Get on the phone and call the execs and ask those two questions. Go off the record if you need to, you might not, the music industry is under enormous pressure, and some people probably want to be on the record now. The LA Times has been doing a great job at chipping at the edges from one side. Now let's get the economics of the music industry documented. They're more open now than they've ever been.
I don't have the editorial resources or credibility of the great American newspapers, or even John Perry Barlow, yet I have gotten enough quotes in private conversations with people in the music industry to answer the two questions.
Any reporter could break this into the open. Want to make a name for yourself? Get the other side of the story, and do it thoroughly. Where does the money go?
On MSNBC. "But wait! Hereís Springsteen singing 'Forever Young' with Bob Dylan. Better download that, after all itís never been recorded, either. And, oh my God! Thereís Bruce performing 'Many Rivers to Cross' with Jimmy Cliff. No way youíd see that on a CD at Tower Records. And Joan Baez with the Indigo Girls doing 'Donít Think Twice, Itís Alright.' And Tom Waits in duet with Rambliní Jack Elliott. Are we talking cool or what?!"
Doc Searls: "More than one developer has told me that the Amazon patent has had the effect of stifling software development in the conceptual vicinity of the affiliate program patent. That patent, it seems, scares money away. The VCs don't want the risk, and there are too many other tempting investments."
I'm one of the developers Doc is talking about. First, I didn't know that Doc stopped linking to Amazon, and for that I am thankful. Thanks Doc!
From my point of view, patents screw up the whole software development process. Like book authors, the best software products are assimilations of stuff that came before. I encourage every software developer to use my software, and I hope they do the same, in the hope that good ideas get out there, and make everything work better. I also think proper credit should be given when you use an idea that made a difference in making your concept work.
I think it goes without saying that patents are a big fence around ideas saying "if you go here you have to pay me" or worse "you can't go here." That goes against the philosophy that competition is good for everyone. This is an American concept, afaik, and one of our biggest strengths as a culture and an economy. And it also means that to be a developer you at least have to have a lawyer as a soulmate, and while I have great respect for my lawyer, I don't want him designing the software, nor do I think he wants to design the software.
Imagine Doc if you couldn't cite an author whose work you admire? If you couldn't use someone else's idea to build your thesis? All we're asking for is the same kind of freedom that authors such as yourself have.

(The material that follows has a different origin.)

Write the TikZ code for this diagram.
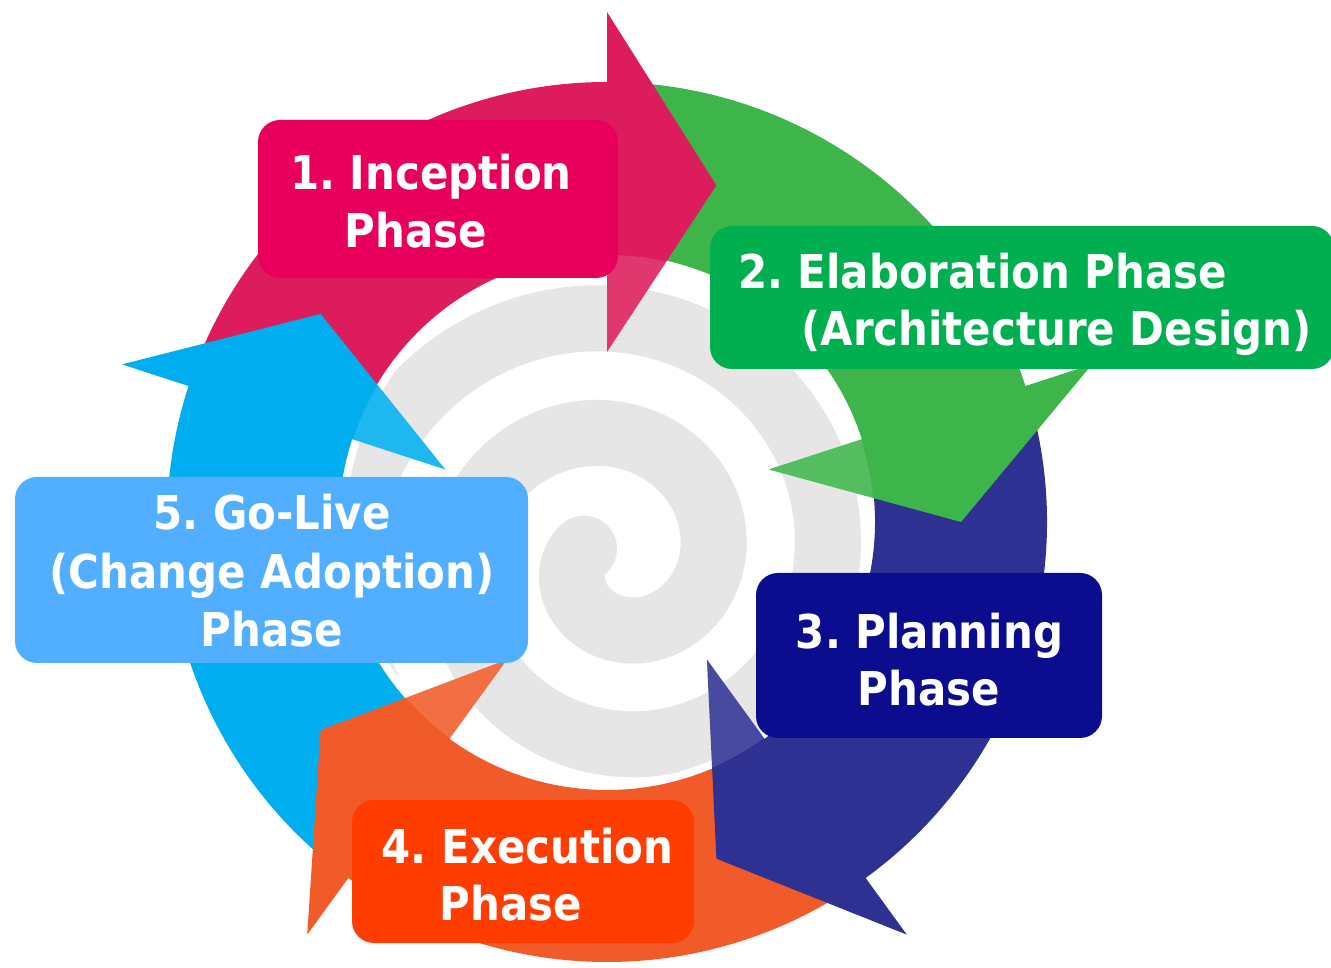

If only Amazon used patents as competitive weapons, it wouldn't be the big problem that it is. Even so, investors generally will not fund development that's competitive with Amazon in the two known areas they have patents. Further, it's a minefield, it takes three-four years to get a patent through the USPTO. So the patents filed in 1998 won't come public until next year or the year after. So we just don't know how awful a situation it is, but every day, more ridiculous patents are being issued, and the lawyers get more and more involved in our art.

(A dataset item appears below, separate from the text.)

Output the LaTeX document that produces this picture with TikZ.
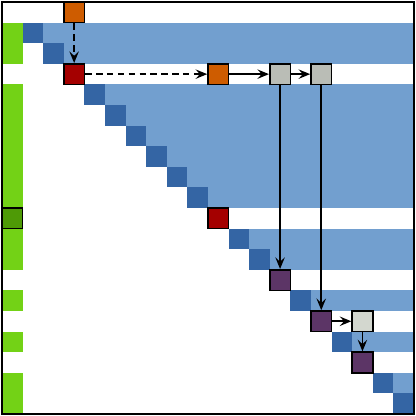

I'm sorry you're not getting the money from Wordsworth. However it's OK with me. You've put your stake firmly in the open source philosophy, which imho is a vast oversimplification of the software process. But one thing it clearly stands for is the elimination of creative barriers in software development. So this is an opportunity for you to pay a price for your beliefs. That's OK with me, because having a philosophy has consequences, if you're true to it.
As a friend, it's always troubled me that you're willing to promote revolution in my art, but when it hits your pocketbook, well, that's when you stop being such a revolutionary. I have the same concern with O'Reilly, the central promoter of open source, which certainly does not open source their books; when asked why, explains that they have to make money. Same with Phil Hughes, your employer. They're willing to advocate revolution, as long as it doesn't hit their bottom line. (If O'Reilly and Hughes were true to their cause, I'd be able to read Linux Journal fully on the Web for free, and every O'Reilly book would be on the Web, indexed by Google, etc.)
Anyway it's early on a Sunday and I was out at a concert last night so my vitriol level is pretty low. I hope this answers the questions Doc raises, perhaps I'll have more to say later.
PS: Afaik is an acronym for As Far As I Know.
PPS: Doc is one of four Cluetrain authors. He works for Linux Journal, which is owned by Phil Hughes.
PPPS: On his site, http://doc.weblogs.com/, Doc asks for a discussion. Let's have the patent conversation on Doc's site. He's really getting into his weblog now, and I want to fully support him in that. We need more people like Doc writing publicly and asking the important questions. It's the antidote to a press that is too slow at getting to the core of challenging issues.